Soulignons seulement, comme nous l’invite à penser la publication de ses lettres inédites, que l’intime (maladie et absence amoureuse) n’est sans doute pas étranger à son suicide.
L’auteur le dit lui-même, à peu près en ces termes, le lecteur espère son lot de viande bien saignante. Il cannibalise les souffrances de l’écrivain, s’en repaît et s’en délecte comme on se partage la corde d’un pendu, on s’inquiète à demi-mots de vérifier le mythe de la mandragore.
On pourrait rêver d’une critique par immersion. À ce titre, on émaille son cénotaphe de collages de Crevel. Autant de trouées dont on se refuse à préciser la source. Des percées d’une pensée qui survient au hasard de ce qui en revient. Capturer seulement ce qui reste par un décalage délibéré…
La prétention de prendre à rebours l’image de Crevel. On commence ainsi. Atteindre alors l’avers d’une même médaille quand, pour ce surréaliste décisif, les contraires et contradictions ne se posent qu’en vue de leur réconciliation. Un poète peu connu. Peut-être. Plutôt un nom porteur d’une mythologie encombrante. Convoquer aujourd’hui son fantôme aidera à décoller ces oripeaux imagés : dédramatiser, lui rendre sa vie en ses contradictions « essentielles » pour se placer dans sa sémantique.
[...] Crevel reste l’auteur de cette revendication radicale d’une « solitude essentielle ». Un temps pour soi qui ne soit régi par aucune présence fût-elle futilement culturelle. Mais entendons cette aspiration à laquelle la maladie donnera des montagneux échos, dans le contrebalancement d’une mondanité toujours entretenue (d’après le peu qu’on en sache) avec une politesse exquise.
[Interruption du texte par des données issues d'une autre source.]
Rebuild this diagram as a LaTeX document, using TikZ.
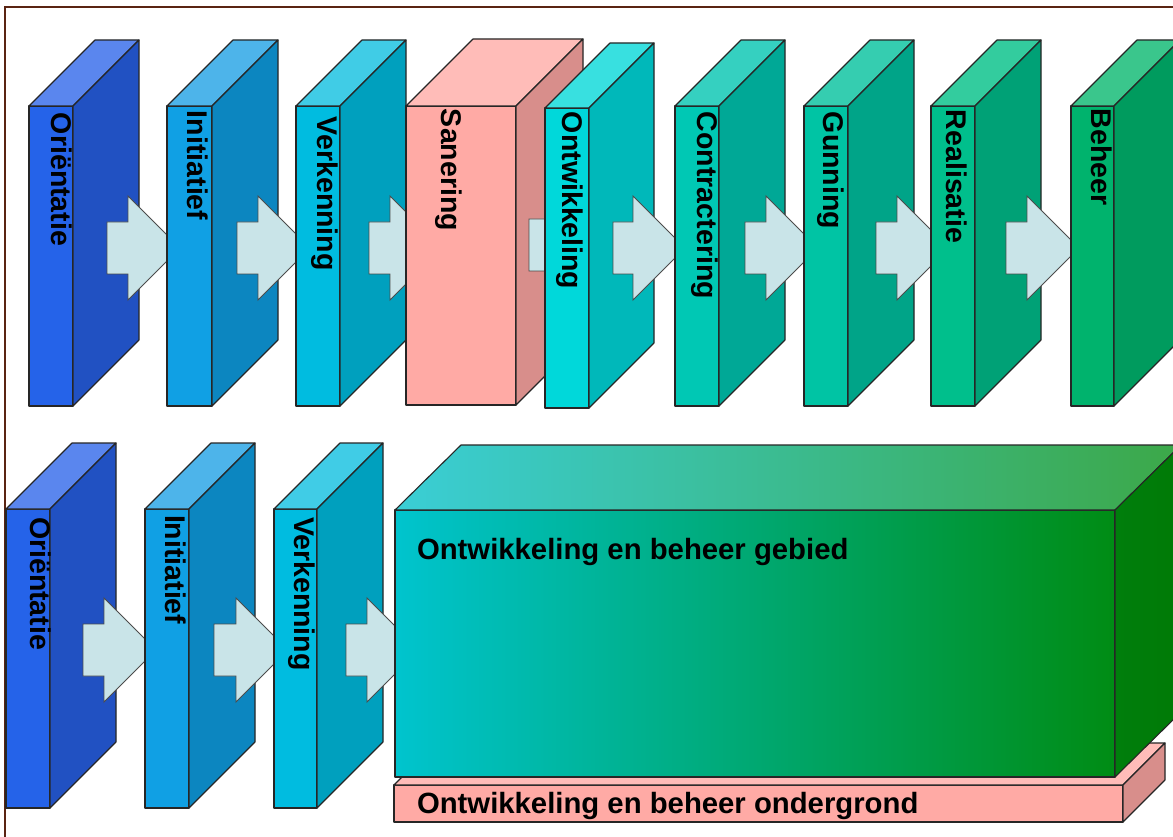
\documentclass[tikz,border=0pt]{standalone}
\usepackage{fontspec}
\setmainfont{Liberation Sans}

% phase colours: front / top / side
\definecolor{orf}{HTML}{2563E9}\definecolor{ort}{HTML}{5A86EE}\definecolor{ors}{HTML}{2151C2}
\definecolor{inf}{HTML}{10A0E4}\definecolor{int}{HTML}{4DB4EA}\definecolor{ins}{HTML}{0C86C0}
\definecolor{vef}{HTML}{00BCE0}\definecolor{vet}{HTML}{40CCE6}\definecolor{ves}{HTML}{00A0BE}
\definecolor{saf}{HTML}{FFAAA5}\definecolor{sat}{HTML}{FFBCB8}\definecolor{sas}{HTML}{D88E8B}
\definecolor{onf}{HTML}{00D8DA}\definecolor{ont}{HTML}{38E0E0}\definecolor{ons}{HTML}{00B8BA}
\definecolor{cof}{HTML}{00C8B4}\definecolor{cot}{HTML}{35D0C0}\definecolor{cos}{HTML}{00A896}
\definecolor{guf}{HTML}{00C4A4}\definecolor{gut}{HTML}{35CDB0}\definecolor{gus}{HTML}{00A488}
\definecolor{ref}{HTML}{00BF8C}\definecolor{ret}{HTML}{33CC9E}\definecolor{res}{HTML}{00A176}
\definecolor{bef}{HTML}{00B36D}\definecolor{bet}{HTML}{3AC68C}\definecolor{bes}{HTML}{009B5E}
% area block gradient ends
\definecolor{gfl}{HTML}{00C4CE}\definecolor{gfr}{HTML}{008C14}
\definecolor{gtl}{HTML}{3ACED6}\definecolor{gtr}{HTML}{3CA848}
\definecolor{gsl}{HTML}{007E0C}\definecolor{gsr}{HTML}{007A06}
\definecolor{arrowfill}{HTML}{C9E4E8}
\definecolor{framebrown}{HTML}{5A2412}

\tikzset{
  edge/.style={draw=black!85, line width=1.1pt, line join=round},
  face/.style={edge, inner sep=0pt, outer sep=0pt, anchor=north west},
  flow/.style={draw=black!70, line width=0.9pt, fill=arrowfill, line join=miter},
  lbl/.style={inner sep=0pt, outer sep=0pt, text=black,
              font=\bfseries\fontsize{29.3}{31}\selectfont},
  vlbl/.style={inner sep=0pt, outer sep=0pt, text=black,
              font=\bfseries\fontsize{28.5}{30}\selectfont, rotate=-90, anchor=north west},
}

% #1 name, #2 x, #3 y, #4 width, #5 height, #6 depth, #7 front, #8 top, #9 side
\newcommand\slab[9]{%
  \node[face, fill=#7, minimum width=#4pt, minimum height=#5pt] (#1) at (#2,#3) {};
  \draw[edge, fill=#8] (#1.north west) -- ++(#6,-#6) -- ++(#4,0) -- (#1.north east) -- cycle;
  \draw[edge, fill=#9] (#1.north east) -- ++(#6,-#6) -- ++(0,#5) -- (#1.south east) -- cycle;
}

% block arrow: #1 shaft start, #2 head base, #3 centre line
\newcommand\flowarrow[3]{%
  \draw[flow] (#1,#3-26) -- (#2,#3-26) -- (#2,#3-52) -- (#2+52,#3)
    -- (#2,#3+52) -- (#2,#3+26) -- (#1,#3+26) -- cycle;
}

\begin{document}
\begin{tikzpicture}[x=1pt, y=-1pt]
  \useasboundingbox (0,0) rectangle (1173,837);
  \fill[white] (0,0) rectangle (1173,837);
  \clip (0,0) rectangle (1173,837);

  % frame
  \draw[framebrown, line width=2pt] (5,837) -- (5,7) -- (1180,7);

  % ---- upper row: full chain of phases ----
  \slab{o1}{29}{106}{44}{300}{66}{orf}{ort}{ors}
  \node[vlbl] (to1) at (72,113) {Oriëntatie};
  \flowarrow{107}{128}{248}
  \slab{i1}{167}{106}{45}{300}{66}{inf}{int}{ins}
  \node[vlbl] (ti1) at (208,111) {Initiatief};
  \flowarrow{237}{258}{248}
  \slab{v1}{296}{106}{44}{300}{66}{vef}{vet}{ves}
  \node[vlbl] (tv1) at (338,117) {Verkenning};
  \flowarrow{369}{390}{248}
  \slab{san}{406}{106}{110}{299}{67}{saf}{sat}{sas}
  \node[vlbl] (tsan) at (462,109) {Sanering};
  \flowarrow{529}{550}{245}
  \slab{ont}{545}{108}{44}{300}{65}{onf}{ont}{ons}
  \node[vlbl] (tont) at (583,112) {Ontwikkeling};
  \flowarrow{613}{633}{248}
  \slab{con}{675}{106}{44}{300}{66}{cof}{cot}{cos}
  \node[vlbl] (tcon) at (718,112) {Contractering};
  \flowarrow{745}{766}{248}
  \slab{gun}{804}{106}{44}{300}{66}{guf}{gut}{gus}
  \node[vlbl] (tgun) at (844,112) {Gunning};
  \flowarrow{876}{897}{248}
  \slab{rea}{931}{106}{44}{300}{66}{ref}{ret}{res}
  \node[vlbl] (trea) at (967,110) {Realisatie};
  \flowarrow{1006}{1027}{248}
  \slab{beh}{1071}{106}{43}{300}{66}{bef}{bet}{bes}
  \node[vlbl] (tbeh) at (1112,109) {Beheer};

  % ---- lower row: first phases, then area development ----
  \slab{o2}{6}{509}{44}{299}{66}{orf}{ort}{ors}
  \node[vlbl] (to2) at (51,517) {Oriëntatie};
  \flowarrow{83}{104}{650}
  \slab{i2}{145}{509}{44}{299}{66}{inf}{int}{ins}
  \node[vlbl] (ti2) at (186,515) {Initiatief};
  \flowarrow{214}{236}{650}
  \slab{v2}{274}{509}{43}{299}{66}{vef}{vet}{ves}
  \node[vlbl] (tv2) at (315,517) {Verkenning};
  \flowarrow{346}{367}{650}

  % subsurface strip
  \slab{grond}{394}{785}{729}{37}{42}{saf}{sat}{sas}
  \node[lbl, anchor=base west] (tgrond) at (417,813) {Ontwikkeling en beheer ondergrond};

  % area block
  \node[face, left color=gfl, right color=gfr, minimum width=720pt, minimum height=267pt]
    (gebied) at (395,510) {};
  \draw[edge, left color=gtl, right color=gtr]
    (gebied.north west) -- ++(66,-65) -- ++(720,0) -- (gebied.north east) -- cycle;
  \draw[edge, left color=gsl, right color=gsr]
    (gebied.north east) -- ++(66,-65) -- ++(0,267) -- (gebied.south east) -- cycle;
  \node[lbl, anchor=base west] (tgebied) at (417,559) {Ontwikkeling en beheer gebied};
\end{tikzpicture}
\end{document}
Même si vous ignorez tout du surréalisme (lisez alors" Déjà-jadis", de "Dada à l’espace abstrait" de l’indispensable Georges Ribemont-Dessaignes), vous connaissez les jeux de salons divinatoires dans lequel le surréalisme s’est abîmé.
Crevel multiplie les apparitions de ses intuitions suicidaires pour moquer leurs ressemblances, invalider leur fatalité qui réclame une pitié dont il ne voulait pas.
[...] pour continuer à s’égarer dans des affleurements par strates, rappeler comment la si plurielle Leila de Détours s’inspire de Marcelle Sauvageot, une amie de Crevel et une des présences les plus discrètement émouvantes de la littérature française. Occasion d’un ultime et hasardeux rapprochement : elle aussi son cadavre fut recouvert d’un remords catholique, une récupération à laquelle Crevel laisse moins de prise.